Maps help show who or what else might be nearby. The likelihood of creating new social practices of sustainable lifestyles “depends largely on the encounters between people who collaborate to create value.” Manzini’s map of Design Modes puts us in the quadrant of communication agency. It not only shows us our neighbors, but hints that although current practices exist at the extremes (well-defined) the space is beginning to converge and blur—we should eagerly anticipate the emerging culture of designer place maker or design activist.

As our list of stakeholders grows, Participant Involvement maps help us understand not the extremes, but the huge range of possibility for involvement. It’s within this map we start defining the role of co-workers, and co-producers, and co-managers, and the potential for a diverse set of engagements from an even more diverse group of actors. Interaction Quality maps help us understand our relationships with this sprawling group of participants, from the informal to the formal and the weak to strong social ties.

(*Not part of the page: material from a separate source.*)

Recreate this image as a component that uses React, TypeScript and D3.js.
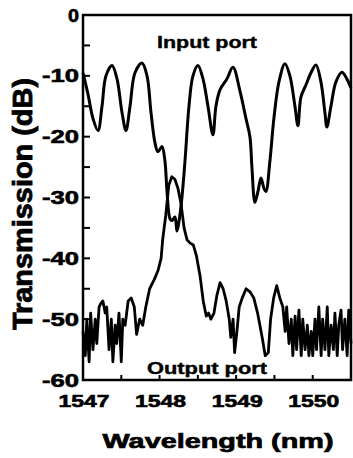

Maps can suggest a way to get there. The final section of the book outlines several critical ways social innovation can emerge and scale from these collaborative encounters. Making Things Replicable and Connective—detailing the way small projects like these could scale out and up—could have become a transformative piece of our client’s portfolio strategy.

As we leave, a friend of Maria Teresa points out the aloe her family has been growing. She mentions that these plants have been collecting the water that condenses on its leaves forever. It’s a small act of noticing—but one that builds a stronger connection between the natural and artificial worlds here. The social nature of these systems increases the “ability to absorb them and understand how they can be used or adapted for purposes that the technical inventors never dreamed of.”